Builds on New York's efforts to protect residential & commercial tenants from eviction amid pandemic
Gov. Andrew Cuomo on Tuesday signed an executive order extending the state's moratorium on COVID-19-related commercial evictions and foreclosures through Jan. 1, 2020. This measure extends protections already in place for commercial tenants and mortgagors in recognition of the financial toll the pandemic has taken on business owners, including retail establishments and restaurants. The extension of this protection gives commercial tenants and mortgagors additional time to get back on their feet and catch up on rent or their mortgage, or to renegotiate their lease terms to avoid foreclosure moving forward.
"The health and economic impacts of this pandemic have been devastating, and we are continuing to do everything we can to support people who are suffering," Cuomo said. "We are going to extend the commercial eviction and foreclosure moratorium through Jan. 1. That will now align with our residential eviction moratorium so they are both extended to the same date."

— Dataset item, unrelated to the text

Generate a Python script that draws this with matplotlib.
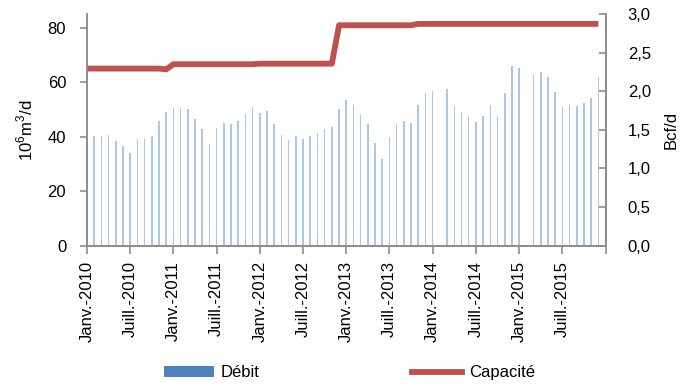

Cuomo first announced a state moratorium on residential and commercial evictions on March 20 for a period of 90 days to ensure no tenant was evicted during the height of the public health emergency. The commercial eviction and foreclosure moratorium was extended through Aug. 20, Sept. 20 and Oct. 20 by executive order. The governor signed the Tenant Safe Harbor Act on June 30, which became effective immediately and extended the eviction moratorium for tenants until the emergency expires. Additionally, Cuomo signed legislation to provide financial assistance to residential renters to provide relief during the public health emergency. Cuomo also has provided additional protections for residential renters from charges for late payment of rent, and allowed tenants to use security deposits to pay rent for residential tenants by executive order.